C++ specialise function on enum

Question

Is it possible to specialise a template function on an enum?

I've seen noted here a template function can be disabled if it isn't an enum, but is this possible whilst still allowing other types?

My example below shows specialisations for int, float, and enum (it doesn't compile because it tries to overload the enum version rather than specialising it). I feel I'm missing something obvious.

Note that I'm looking to specialise on any enum, not just a named one (EAnEnum in the example)

#include <iostream>

enum class EAnEnum
{
    Alpha,
    Beta,
};

template<typename T>
void MyFunc();

template<>
void MyFunc<int>()
{
    std::cout << "Int" << std::endl;
}

template<>
void MyFunc<float>()
{
    std::cout << "Float" << std::endl;
}

// MyFunc<Enum>
template<typename T>
typename std::enable_if<std::is_enum<T>::value, void>::type MyFunc()
{
    std::cout << "Enum" << std::endl;
}

int main()
{
    MyFunc<EAnEnum>();
    return 0;
}

Answer 1

You cannot partially specialize a function template, but can you just let it forward to a class template.
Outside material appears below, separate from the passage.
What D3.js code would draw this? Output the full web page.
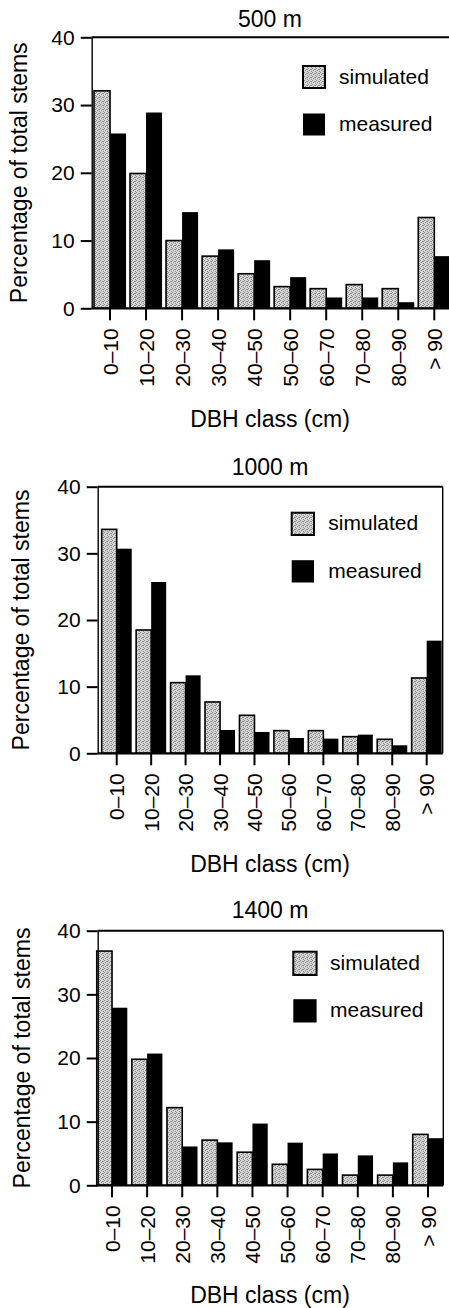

Since your function doesn't have arguments that's particularly easy:

#include <iostream>
#include <type_traits>

namespace impl {
    using namespace std;

    template< class Type, bool is_enum_ = is_enum<Type>::value >
    struct Foo;

    template< class Type >
    struct Foo<Type, true>
    { void func() { cout << "Enum" << endl; } };

    template<>
    struct Foo<int>
    { void func() { cout << "Int" << endl; } };

    template<>
    struct Foo<float>
    { void func() { cout << "Float" << endl; } };

}  // namespace impl

template< class Type >
void foo()
{ impl::Foo<Type>().func(); }

auto main()
    -> int
{
    enum class An_enum
    {
        alpha, beta,
    };

    foo<An_enum>();
    foo<int>();
    foo<float>();
    #ifdef TEST
        foo<char>();    //! Doesn't compile.
    #endif
}

With arguments you can use “perfect forwarding” (which isn't all that perfect, really, but usually good enough) via std::forward.

Answer 2

You cannot partially specialize a function, but you can use tag dispatching instead.
It follows a minimal, working example based on the OP's question:

#include <iostream>
#include<type_traits>

enum class EAnEnum
{
    Alpha,
    Beta,
};

template<typename>
struct tag {};

void MyFunc(tag<int>)
{
    std::cout << "Int" << std::endl;
}

void MyFunc(tag<float>)
{
    std::cout << "Float" << std::endl;
}

void MyFunc(tag<EAnEnum>)
{
    std::cout << "Enum" << std::endl;
}

template<typename T>
void MyFunc() {
    MyFunc(tag<std::decay_t<T>>{});
}

int main()
{
    MyFunc<EAnEnum>();
    return 0;
}

You can easily add a parameter pack to be forwarded to the right MyFunc and still use this technique to solve your problem.
Of course, you can now specialize for any enum.
You can also provide a fallback MyFunc as:

template<typename T>
void MyFunc(tag<T>)
{
    std::cout << "Fallback" << std::endl;
}

If you want a fallback for all the possible enum types, you can now rely on SFINAE, for these are different overloaded functions:

template<typename T>
std::enable_if_t<std::is_enum<T>::value>
MyFunc(tag<T>)
{
    std::cout << "Fallback for enums only" << std::endl;
}

Note that you should not use directly the implications of MyFunc that accept a tag specialization as an entry point.
Those are meant as internal functions.
Use instead the generic one, as shown in the example.